Your task:
Filter out everything except lines holding "that".

Data section:
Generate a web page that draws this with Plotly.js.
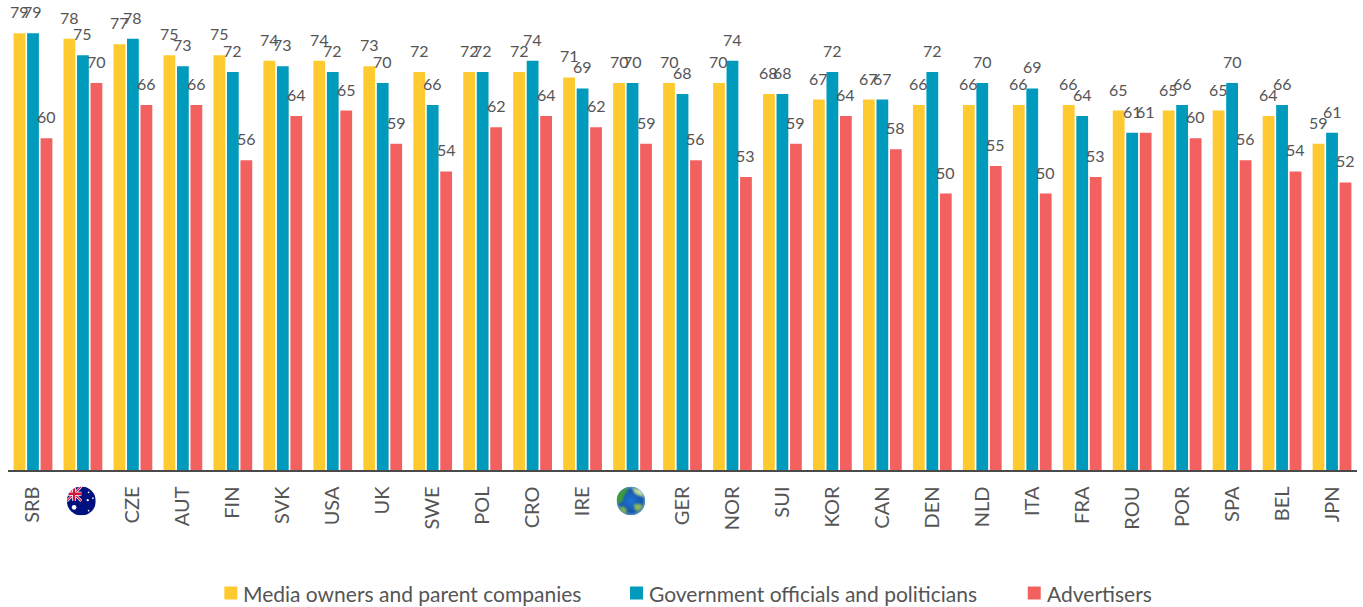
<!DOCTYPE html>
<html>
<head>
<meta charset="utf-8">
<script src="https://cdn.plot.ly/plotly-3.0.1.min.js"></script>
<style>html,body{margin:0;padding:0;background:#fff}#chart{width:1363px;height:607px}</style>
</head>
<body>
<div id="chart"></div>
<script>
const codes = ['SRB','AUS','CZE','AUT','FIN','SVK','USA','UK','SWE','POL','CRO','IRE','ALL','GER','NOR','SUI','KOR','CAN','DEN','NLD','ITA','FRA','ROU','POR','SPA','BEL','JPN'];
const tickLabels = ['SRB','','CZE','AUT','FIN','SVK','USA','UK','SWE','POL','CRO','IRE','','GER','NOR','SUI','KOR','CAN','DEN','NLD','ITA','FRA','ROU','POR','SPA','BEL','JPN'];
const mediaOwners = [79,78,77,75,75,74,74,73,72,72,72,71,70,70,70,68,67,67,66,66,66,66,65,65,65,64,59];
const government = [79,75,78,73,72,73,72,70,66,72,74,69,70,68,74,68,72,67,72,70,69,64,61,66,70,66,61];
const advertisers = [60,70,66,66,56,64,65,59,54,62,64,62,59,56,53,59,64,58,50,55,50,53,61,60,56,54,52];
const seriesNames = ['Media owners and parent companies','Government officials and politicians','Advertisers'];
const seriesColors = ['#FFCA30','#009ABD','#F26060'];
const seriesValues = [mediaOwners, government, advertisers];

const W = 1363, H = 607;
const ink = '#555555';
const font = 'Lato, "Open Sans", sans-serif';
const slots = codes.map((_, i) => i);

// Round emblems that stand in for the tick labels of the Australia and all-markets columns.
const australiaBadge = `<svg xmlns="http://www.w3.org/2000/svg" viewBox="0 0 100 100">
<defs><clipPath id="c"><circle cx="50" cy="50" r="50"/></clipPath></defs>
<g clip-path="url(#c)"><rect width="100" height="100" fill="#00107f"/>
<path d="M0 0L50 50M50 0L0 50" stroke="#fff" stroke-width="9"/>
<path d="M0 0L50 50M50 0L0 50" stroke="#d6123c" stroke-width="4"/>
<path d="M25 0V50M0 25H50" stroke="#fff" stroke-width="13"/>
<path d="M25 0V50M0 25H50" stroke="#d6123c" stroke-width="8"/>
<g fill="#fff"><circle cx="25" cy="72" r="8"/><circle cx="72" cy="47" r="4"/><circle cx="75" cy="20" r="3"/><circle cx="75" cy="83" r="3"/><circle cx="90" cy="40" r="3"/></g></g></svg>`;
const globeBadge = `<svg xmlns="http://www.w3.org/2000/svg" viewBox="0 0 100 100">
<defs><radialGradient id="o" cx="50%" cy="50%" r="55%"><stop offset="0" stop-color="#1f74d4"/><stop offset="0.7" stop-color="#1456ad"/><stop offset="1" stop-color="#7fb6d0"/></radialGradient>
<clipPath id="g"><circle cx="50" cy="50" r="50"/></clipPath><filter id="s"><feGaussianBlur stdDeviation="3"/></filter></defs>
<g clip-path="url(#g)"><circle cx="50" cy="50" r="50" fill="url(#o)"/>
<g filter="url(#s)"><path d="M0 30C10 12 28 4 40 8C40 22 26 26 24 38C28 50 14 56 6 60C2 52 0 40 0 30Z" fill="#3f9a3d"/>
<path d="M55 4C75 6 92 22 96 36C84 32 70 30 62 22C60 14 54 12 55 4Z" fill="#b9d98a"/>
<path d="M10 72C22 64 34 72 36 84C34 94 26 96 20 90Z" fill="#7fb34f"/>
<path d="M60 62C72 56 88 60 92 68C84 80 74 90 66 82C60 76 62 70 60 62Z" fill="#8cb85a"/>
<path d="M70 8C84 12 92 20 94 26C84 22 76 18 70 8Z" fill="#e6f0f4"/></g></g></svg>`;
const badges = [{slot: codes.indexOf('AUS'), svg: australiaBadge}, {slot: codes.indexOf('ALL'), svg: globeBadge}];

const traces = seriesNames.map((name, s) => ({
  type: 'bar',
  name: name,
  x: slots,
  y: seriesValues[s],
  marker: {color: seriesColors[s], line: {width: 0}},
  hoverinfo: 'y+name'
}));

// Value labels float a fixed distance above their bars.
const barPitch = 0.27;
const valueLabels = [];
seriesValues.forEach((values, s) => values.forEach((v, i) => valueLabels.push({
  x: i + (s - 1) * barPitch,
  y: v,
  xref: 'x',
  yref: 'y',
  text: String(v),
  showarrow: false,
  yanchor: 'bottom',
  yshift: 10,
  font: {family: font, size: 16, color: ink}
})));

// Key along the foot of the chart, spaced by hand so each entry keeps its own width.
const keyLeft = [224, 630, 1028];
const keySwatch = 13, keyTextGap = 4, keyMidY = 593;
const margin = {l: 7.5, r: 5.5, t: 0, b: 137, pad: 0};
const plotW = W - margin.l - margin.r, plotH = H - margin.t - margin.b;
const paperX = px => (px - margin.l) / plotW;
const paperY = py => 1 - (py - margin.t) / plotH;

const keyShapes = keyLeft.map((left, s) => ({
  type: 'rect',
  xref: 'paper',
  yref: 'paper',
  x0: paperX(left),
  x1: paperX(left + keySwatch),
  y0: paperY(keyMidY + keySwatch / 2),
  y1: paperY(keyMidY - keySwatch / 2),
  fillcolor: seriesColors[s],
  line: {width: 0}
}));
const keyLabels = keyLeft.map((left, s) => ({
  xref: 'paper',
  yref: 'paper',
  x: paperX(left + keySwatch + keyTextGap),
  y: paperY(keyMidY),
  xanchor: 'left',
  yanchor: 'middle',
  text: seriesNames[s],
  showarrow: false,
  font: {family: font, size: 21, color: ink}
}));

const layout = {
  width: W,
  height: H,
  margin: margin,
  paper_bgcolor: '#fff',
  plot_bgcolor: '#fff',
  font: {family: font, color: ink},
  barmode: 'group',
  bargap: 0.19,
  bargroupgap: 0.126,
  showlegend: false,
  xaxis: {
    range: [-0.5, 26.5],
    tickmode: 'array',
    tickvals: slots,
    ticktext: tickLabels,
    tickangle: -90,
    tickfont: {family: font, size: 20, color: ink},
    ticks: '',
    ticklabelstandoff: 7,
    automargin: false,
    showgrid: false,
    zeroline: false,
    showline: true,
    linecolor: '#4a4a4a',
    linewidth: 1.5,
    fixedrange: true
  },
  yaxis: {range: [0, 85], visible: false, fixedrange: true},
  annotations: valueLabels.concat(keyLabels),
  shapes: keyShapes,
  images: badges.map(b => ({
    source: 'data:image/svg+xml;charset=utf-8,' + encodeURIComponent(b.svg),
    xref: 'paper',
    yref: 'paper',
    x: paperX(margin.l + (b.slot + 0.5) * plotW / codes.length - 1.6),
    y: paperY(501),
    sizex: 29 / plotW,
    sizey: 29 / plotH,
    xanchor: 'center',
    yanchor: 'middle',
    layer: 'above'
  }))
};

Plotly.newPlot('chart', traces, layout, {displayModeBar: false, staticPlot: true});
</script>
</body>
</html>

Answer to this problem:
Generate a web page that draws this with Plotly.js.
// Round emblems that stand in for the tick labels of the Australia and all-markets columns.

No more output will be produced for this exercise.